▸ PROVIDED DATA
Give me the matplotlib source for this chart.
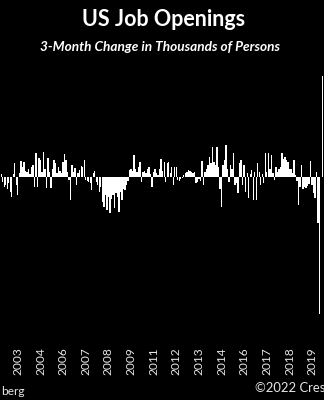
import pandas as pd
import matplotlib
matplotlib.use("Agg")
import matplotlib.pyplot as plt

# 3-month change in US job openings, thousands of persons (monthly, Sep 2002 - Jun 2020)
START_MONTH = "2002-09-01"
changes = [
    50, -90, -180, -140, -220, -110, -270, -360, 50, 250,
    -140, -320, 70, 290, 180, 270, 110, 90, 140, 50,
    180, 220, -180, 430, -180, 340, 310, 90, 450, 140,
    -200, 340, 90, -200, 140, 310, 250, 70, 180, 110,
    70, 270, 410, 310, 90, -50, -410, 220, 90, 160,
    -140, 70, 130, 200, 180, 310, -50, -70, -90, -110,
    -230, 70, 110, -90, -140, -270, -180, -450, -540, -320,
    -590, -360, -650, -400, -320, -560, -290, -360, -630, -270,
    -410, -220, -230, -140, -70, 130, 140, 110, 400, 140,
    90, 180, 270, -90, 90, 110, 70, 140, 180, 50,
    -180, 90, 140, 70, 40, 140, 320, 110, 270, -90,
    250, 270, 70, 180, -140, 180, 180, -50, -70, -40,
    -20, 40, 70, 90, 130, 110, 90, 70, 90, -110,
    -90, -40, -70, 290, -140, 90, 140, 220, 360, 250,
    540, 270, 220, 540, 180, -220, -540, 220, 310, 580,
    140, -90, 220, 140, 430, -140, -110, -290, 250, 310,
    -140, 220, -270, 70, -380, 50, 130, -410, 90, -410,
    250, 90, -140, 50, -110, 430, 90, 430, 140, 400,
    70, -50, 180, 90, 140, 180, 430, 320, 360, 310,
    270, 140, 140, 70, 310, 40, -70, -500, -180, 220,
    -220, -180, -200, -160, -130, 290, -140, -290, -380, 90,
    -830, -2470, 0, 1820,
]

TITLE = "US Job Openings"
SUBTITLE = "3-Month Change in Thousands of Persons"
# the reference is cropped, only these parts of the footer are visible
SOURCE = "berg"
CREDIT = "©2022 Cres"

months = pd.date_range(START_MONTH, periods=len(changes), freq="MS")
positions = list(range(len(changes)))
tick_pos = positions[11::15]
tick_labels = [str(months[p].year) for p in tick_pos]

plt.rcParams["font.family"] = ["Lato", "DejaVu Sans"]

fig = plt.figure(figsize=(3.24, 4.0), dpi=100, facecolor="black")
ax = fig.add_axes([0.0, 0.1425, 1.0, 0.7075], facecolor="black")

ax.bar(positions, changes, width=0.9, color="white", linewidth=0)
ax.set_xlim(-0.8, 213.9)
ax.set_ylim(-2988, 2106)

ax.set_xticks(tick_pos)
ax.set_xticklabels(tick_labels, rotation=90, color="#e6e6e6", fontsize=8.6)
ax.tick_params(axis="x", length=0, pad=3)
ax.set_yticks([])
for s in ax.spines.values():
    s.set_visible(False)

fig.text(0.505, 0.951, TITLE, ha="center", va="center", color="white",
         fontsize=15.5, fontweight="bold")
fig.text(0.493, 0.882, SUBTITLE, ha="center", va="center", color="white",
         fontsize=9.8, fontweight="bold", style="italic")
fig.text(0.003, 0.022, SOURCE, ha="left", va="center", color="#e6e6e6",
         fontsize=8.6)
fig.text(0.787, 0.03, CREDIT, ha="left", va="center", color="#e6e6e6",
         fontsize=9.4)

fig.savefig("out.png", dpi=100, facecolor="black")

...

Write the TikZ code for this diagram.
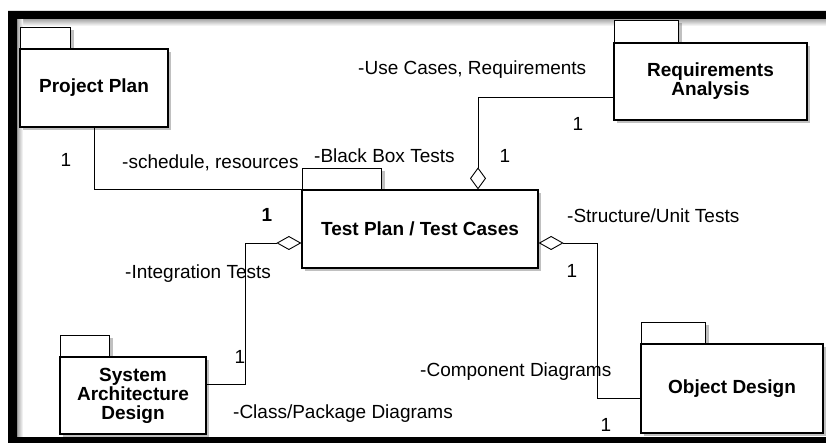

▸ TASK INSTRUCTIONS
Nothing but the lines above, starting at the line that contains "Give me the matplotlib source for this chart." and ending at the line that contains "import matplotlib.pyplot as plt", should be given again, exactly and without the pictures.

▸ EXERCISE SOLUTION
Give me the matplotlib source for this chart.
import pandas as pd
import matplotlib
matplotlib.use("Agg")
import matplotlib.pyplot as plt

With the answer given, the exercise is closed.